• _Work required_: Pictures stay out of this copy, which runs from the first line of the material through the line containing "-3.55, -3.9, -4.11];".

════════════════

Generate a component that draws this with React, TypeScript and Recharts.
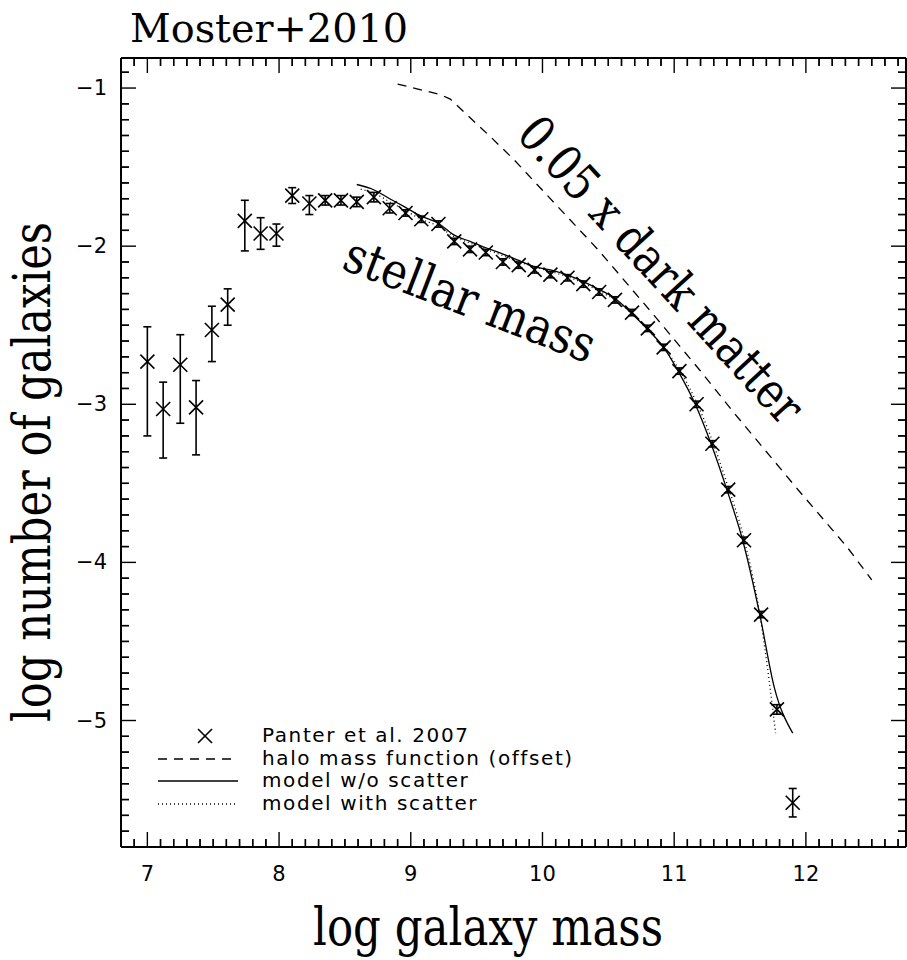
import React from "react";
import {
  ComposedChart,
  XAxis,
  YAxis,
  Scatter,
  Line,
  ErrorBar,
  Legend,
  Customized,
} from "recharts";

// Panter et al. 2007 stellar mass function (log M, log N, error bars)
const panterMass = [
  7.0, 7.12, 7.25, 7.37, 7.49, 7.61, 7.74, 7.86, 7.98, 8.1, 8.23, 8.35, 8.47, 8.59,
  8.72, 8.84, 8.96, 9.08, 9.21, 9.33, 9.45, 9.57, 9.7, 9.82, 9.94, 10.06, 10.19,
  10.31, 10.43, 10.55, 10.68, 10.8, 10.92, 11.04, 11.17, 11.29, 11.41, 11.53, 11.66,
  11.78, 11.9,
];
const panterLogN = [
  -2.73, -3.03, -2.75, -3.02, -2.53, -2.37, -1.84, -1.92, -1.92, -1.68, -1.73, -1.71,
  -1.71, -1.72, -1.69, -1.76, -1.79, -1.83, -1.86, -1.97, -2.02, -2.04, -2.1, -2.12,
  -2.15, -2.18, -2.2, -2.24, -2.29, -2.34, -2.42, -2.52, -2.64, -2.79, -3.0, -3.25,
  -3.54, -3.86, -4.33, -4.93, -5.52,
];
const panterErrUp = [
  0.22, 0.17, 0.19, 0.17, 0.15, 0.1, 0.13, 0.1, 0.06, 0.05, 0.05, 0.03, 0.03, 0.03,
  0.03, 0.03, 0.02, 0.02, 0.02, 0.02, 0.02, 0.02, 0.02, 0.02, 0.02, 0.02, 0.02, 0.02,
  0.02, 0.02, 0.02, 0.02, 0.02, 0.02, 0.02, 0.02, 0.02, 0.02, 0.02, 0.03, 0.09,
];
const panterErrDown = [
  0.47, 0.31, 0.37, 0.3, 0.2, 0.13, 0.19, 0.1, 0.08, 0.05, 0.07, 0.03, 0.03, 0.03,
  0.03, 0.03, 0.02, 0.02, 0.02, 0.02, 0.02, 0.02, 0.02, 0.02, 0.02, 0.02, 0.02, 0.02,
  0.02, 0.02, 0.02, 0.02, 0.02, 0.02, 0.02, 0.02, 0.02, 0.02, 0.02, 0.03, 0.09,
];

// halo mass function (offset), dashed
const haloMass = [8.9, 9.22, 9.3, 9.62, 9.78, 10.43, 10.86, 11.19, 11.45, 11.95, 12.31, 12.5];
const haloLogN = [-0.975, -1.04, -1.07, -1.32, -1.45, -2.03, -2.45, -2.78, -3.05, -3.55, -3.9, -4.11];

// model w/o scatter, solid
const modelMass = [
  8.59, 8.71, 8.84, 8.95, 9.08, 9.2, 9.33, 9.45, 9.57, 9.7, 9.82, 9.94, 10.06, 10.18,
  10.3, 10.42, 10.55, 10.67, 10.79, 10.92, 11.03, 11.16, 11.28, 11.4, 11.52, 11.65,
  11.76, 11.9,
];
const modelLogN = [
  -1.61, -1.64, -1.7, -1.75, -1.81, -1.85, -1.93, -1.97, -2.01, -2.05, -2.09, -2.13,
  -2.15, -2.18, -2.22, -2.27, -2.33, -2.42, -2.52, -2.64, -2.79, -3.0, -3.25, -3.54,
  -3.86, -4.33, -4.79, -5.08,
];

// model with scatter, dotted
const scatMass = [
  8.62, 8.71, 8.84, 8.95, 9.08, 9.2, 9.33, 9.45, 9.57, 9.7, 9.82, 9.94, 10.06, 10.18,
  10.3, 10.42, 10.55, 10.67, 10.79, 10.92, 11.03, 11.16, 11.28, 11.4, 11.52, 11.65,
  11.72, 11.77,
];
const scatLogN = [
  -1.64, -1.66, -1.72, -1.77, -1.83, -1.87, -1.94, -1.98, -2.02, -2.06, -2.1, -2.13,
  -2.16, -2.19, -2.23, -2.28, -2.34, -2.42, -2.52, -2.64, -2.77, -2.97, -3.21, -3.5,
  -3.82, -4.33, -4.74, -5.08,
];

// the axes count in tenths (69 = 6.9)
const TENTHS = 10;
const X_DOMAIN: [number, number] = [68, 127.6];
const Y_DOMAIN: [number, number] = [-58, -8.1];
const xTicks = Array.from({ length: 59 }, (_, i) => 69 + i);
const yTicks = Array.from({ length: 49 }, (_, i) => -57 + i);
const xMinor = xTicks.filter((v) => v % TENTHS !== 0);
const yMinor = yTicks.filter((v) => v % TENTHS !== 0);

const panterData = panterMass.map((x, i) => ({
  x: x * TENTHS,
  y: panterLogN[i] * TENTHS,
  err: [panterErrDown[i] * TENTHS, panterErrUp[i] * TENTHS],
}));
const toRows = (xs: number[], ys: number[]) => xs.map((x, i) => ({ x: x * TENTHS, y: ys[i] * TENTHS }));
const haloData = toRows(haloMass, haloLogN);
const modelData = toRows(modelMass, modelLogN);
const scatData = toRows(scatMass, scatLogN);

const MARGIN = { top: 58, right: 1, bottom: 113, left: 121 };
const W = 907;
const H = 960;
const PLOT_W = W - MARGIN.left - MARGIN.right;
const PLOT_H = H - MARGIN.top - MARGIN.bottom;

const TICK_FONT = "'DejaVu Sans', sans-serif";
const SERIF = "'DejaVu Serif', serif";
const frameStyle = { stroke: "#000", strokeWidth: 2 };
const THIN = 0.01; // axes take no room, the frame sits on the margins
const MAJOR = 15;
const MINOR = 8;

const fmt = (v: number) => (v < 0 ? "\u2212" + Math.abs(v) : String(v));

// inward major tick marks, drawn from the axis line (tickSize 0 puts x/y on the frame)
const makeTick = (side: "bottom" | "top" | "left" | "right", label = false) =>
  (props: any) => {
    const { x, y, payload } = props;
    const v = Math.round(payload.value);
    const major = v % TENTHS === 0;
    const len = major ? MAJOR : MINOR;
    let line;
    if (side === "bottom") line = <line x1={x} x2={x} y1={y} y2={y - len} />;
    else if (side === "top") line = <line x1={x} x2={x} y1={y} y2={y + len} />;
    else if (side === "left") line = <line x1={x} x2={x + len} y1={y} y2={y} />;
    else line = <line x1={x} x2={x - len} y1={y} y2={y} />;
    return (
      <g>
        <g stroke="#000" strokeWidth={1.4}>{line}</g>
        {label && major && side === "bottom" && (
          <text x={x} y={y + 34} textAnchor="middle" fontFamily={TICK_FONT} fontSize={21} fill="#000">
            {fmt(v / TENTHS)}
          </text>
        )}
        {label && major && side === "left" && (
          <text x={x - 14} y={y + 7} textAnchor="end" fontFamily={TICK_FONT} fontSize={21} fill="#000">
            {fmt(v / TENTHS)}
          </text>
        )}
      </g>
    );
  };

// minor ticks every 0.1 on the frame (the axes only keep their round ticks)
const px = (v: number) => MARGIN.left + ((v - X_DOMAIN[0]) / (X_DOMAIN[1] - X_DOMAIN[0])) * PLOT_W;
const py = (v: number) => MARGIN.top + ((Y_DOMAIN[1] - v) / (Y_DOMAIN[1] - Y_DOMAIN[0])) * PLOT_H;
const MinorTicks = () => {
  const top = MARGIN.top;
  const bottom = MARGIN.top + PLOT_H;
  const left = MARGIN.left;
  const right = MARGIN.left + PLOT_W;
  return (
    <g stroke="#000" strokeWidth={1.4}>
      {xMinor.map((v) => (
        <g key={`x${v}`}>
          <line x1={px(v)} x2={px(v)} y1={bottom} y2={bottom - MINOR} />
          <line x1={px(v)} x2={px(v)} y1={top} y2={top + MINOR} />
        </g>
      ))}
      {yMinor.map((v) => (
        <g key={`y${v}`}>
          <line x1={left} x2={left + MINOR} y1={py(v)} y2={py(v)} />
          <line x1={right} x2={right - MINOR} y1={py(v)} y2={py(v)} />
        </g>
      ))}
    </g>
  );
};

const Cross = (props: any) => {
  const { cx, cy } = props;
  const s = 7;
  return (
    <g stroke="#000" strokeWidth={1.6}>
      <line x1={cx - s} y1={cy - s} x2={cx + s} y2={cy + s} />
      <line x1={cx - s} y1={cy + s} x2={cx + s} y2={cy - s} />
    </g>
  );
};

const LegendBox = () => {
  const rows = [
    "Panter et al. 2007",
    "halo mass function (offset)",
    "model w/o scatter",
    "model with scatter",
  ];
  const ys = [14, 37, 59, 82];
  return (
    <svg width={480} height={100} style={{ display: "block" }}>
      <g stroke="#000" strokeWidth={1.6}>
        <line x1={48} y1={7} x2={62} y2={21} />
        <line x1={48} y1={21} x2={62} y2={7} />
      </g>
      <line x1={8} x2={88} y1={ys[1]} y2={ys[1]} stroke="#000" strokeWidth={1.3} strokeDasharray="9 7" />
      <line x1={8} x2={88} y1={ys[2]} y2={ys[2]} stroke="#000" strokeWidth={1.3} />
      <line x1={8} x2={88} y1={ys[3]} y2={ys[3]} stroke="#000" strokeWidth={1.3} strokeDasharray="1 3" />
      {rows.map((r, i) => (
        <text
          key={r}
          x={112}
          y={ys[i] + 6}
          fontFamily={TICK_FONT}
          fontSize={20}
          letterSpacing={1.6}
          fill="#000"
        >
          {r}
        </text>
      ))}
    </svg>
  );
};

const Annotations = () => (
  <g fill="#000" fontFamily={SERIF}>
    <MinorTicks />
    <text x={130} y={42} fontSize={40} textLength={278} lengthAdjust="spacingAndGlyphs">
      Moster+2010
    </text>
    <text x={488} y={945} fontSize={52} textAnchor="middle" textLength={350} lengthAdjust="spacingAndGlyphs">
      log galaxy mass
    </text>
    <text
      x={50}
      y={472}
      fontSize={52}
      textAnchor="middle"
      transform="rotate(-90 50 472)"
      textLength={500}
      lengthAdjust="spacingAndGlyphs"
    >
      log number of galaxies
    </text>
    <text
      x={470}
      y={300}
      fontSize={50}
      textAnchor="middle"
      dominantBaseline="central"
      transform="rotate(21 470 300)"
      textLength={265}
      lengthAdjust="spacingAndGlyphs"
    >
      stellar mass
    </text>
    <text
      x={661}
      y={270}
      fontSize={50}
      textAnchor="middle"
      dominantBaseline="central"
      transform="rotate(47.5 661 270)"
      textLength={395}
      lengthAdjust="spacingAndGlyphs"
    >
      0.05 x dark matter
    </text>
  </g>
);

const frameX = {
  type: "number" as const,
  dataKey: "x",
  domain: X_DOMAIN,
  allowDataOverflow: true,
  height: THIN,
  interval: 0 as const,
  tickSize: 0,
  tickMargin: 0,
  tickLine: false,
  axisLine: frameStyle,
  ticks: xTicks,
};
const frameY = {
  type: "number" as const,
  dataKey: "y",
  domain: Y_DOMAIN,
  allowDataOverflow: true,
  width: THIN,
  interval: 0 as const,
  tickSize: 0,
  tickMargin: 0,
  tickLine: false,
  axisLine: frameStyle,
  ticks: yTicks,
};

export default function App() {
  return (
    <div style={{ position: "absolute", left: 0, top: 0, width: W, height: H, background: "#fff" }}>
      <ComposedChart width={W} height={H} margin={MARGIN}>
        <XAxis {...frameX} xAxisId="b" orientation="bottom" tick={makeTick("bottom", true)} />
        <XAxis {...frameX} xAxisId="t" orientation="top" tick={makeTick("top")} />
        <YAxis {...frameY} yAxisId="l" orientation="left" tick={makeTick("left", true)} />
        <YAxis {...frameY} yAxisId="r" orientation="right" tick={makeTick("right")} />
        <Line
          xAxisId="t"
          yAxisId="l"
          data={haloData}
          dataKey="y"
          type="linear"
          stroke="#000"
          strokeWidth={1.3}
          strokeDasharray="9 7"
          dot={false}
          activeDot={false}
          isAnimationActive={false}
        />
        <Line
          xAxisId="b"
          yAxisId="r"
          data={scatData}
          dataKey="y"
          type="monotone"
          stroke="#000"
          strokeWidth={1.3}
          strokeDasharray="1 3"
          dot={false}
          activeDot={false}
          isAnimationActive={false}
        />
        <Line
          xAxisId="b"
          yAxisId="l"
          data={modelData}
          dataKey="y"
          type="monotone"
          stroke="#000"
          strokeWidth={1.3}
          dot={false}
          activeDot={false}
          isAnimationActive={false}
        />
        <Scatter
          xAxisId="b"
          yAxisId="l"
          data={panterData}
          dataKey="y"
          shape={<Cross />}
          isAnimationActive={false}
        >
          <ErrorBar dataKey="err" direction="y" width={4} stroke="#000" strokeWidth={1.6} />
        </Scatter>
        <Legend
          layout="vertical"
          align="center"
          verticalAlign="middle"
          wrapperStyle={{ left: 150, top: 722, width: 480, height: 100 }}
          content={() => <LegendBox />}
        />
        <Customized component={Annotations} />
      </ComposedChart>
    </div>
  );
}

════════════════

• _Solved exercise_:
Generate a component that draws this with React, TypeScript and Recharts.
import React from "react";
import {
  ComposedChart,
  XAxis,
  YAxis,
  Scatter,
  Line,
  ErrorBar,
  Legend,
  Customized,
} from "recharts";

// Panter et al. 2007 stellar mass function (log M, log N, error bars)
const panterMass = [
  7.0, 7.12, 7.25, 7.37, 7.49, 7.61, 7.74, 7.86, 7.98, 8.1, 8.23, 8.35, 8.47, 8.59,
  8.72, 8.84, 8.96, 9.08, 9.21, 9.33, 9.45, 9.57, 9.7, 9.82, 9.94, 10.06, 10.19,
  10.31, 10.43, 10.55, 10.68, 10.8, 10.92, 11.04, 11.17, 11.29, 11.41, 11.53, 11.66,
  11.78, 11.9,
];
const panterLogN = [
  -2.73, -3.03, -2.75, -3.02, -2.53, -2.37, -1.84, -1.92, -1.92, -1.68, -1.73, -1.71,
  -1.71, -1.72, -1.69, -1.76, -1.79, -1.83, -1.86, -1.97, -2.02, -2.04, -2.1, -2.12,
  -2.15, -2.18, -2.2, -2.24, -2.29, -2.34, -2.42, -2.52, -2.64, -2.79, -3.0, -3.25,
  -3.54, -3.86, -4.33, -4.93, -5.52,
];
const panterErrUp = [
  0.22, 0.17, 0.19, 0.17, 0.15, 0.1, 0.13, 0.1, 0.06, 0.05, 0.05, 0.03, 0.03, 0.03,
  0.03, 0.03, 0.02, 0.02, 0.02, 0.02, 0.02, 0.02, 0.02, 0.02, 0.02, 0.02, 0.02, 0.02,
  0.02, 0.02, 0.02, 0.02, 0.02, 0.02, 0.02, 0.02, 0.02, 0.02, 0.02, 0.03, 0.09,
];
const panterErrDown = [
  0.47, 0.31, 0.37, 0.3, 0.2, 0.13, 0.19, 0.1, 0.08, 0.05, 0.07, 0.03, 0.03, 0.03,
  0.03, 0.03, 0.02, 0.02, 0.02, 0.02, 0.02, 0.02, 0.02, 0.02, 0.02, 0.02, 0.02, 0.02,
  0.02, 0.02, 0.02, 0.02, 0.02, 0.02, 0.02, 0.02, 0.02, 0.02, 0.02, 0.03, 0.09,
];

// halo mass function (offset), dashed
const haloMass = [8.9, 9.22, 9.3, 9.62, 9.78, 10.43, 10.86, 11.19, 11.45, 11.95, 12.31, 12.5];
const haloLogN = [-0.975, -1.04, -1.07, -1.32, -1.45, -2.03, -2.45, -2.78, -3.05, -3.55, -3.9, -4.11];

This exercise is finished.